The standard protocol for IBCT therapy is described in a treatment manual written for therapists. This protocol includes 4 sessions for the assessment/feedback phase and an additional 20–22 sessions of active treatment. Typically, sessions are conducted every week and last just short of an hour. Toward the end of therapy, sessions are often spaced more widely; the typical course of therapy lasts between 6 and 12 months.

==Topics addressed==
While traditional behavioral couples therapy focused heavily on change, integrative couples therapy attempted to balance change and acceptance. This is achieved through helping couples to better understand each other's learning history and to produce more contingency shaped changes in session and less rule governed changes for the couple. This is accomplished through therapist interventions such as turning the problem into something that happens to the couple. Some of the current research suggests that contingency shaped behavior is easier to maintain then rule governed behavior for couples. As to behavioral function, the greater the amount of escape /withdrawal behavior a couples members displays during demand situations the higher the amount of distress.

Integrative behavioral couples therapy addresses topics such as intimacy in couples relationships and forgiveness in couples.

A growing number of researchers are interested in the concept of behavioral momentum with couples. Couples seem to go through periods of ongoing improvement and other couples seem to go through periods of negative momentum. Theoretically, behaviorism has begun to focus more on romantic love.

==Efficacy compared to traditional behavioral couple therapy==
Integrative behavioral couples therapy seems to work slower in producing change initially but has led to a 71% improvement rate in couples. In addition, Integrative behavioral couples therapy does not produce as much change as traditional behavioral couples therapy but it does produce more acceptance. At two years 69% of the Integrative behavioral couples therapy group appears to be doing better, while only 60% of the traditional group does better, while marital satisfaction was also in greater favor for the integrative behavioral couples therapy group. However, the traditional behavioral couples therapy group had a larger decline in negativity toward each other than did the integrative behavioral couples therapy group.

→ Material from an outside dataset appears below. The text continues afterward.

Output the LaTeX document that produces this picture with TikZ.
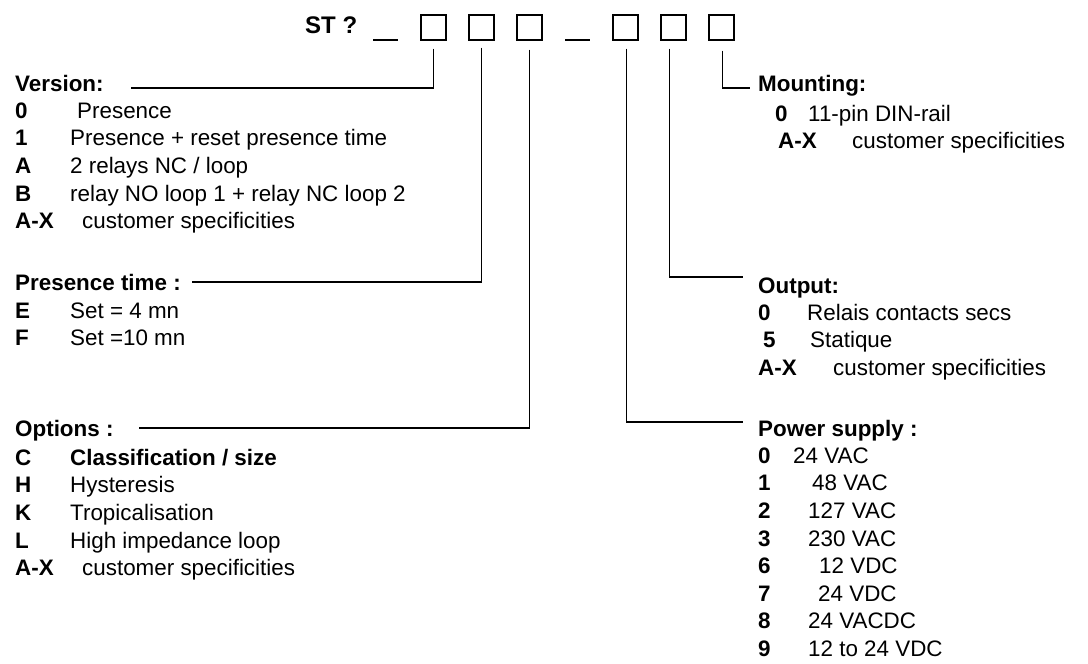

==Behavioral couples therapy after an affair==
Overall the state of the research of couples being treated specifically for marital infidelity is in its infancy. One study, looked at 19 couples who had an affair. This study found that both traditional behavioral couples therapy and integrative behavioral couples therapy were effective in increasing intimacy after the affair was disclosed. The authors suggested that this is good news for couples. A greater reliance on behavioral conceptualizations of romantic love intimacy and forgiveness may be helpful in easing the pain of such difficult situations.

==Behavioral assessment of couples==

Behavior analysis uses direct observation to determine the areas for intervention.

==Professional organizations==
The Association for Behavioral and Cognitive Therapies (ABCT) has an annual conference where couple researchers and therapists can present their recent work in the field. The ABCT Couples Special Interest Group is part of ABCT and is composed of researchers whose focus is intimate relationships or clinicians whose focus is couple therapy.

The Association for Behavior Analysis International (ABA:I) has a special interest group in Behavioral Counseling which has many couples therapists. ABA:I has two conventions per year on in the U.S. and one Internationally. Couples researchers and therapists often present at these conferences.

The World Center for Behavior Analysis offers a certification in behavior therapy that covers Integrative Behavioral Couples Therapy.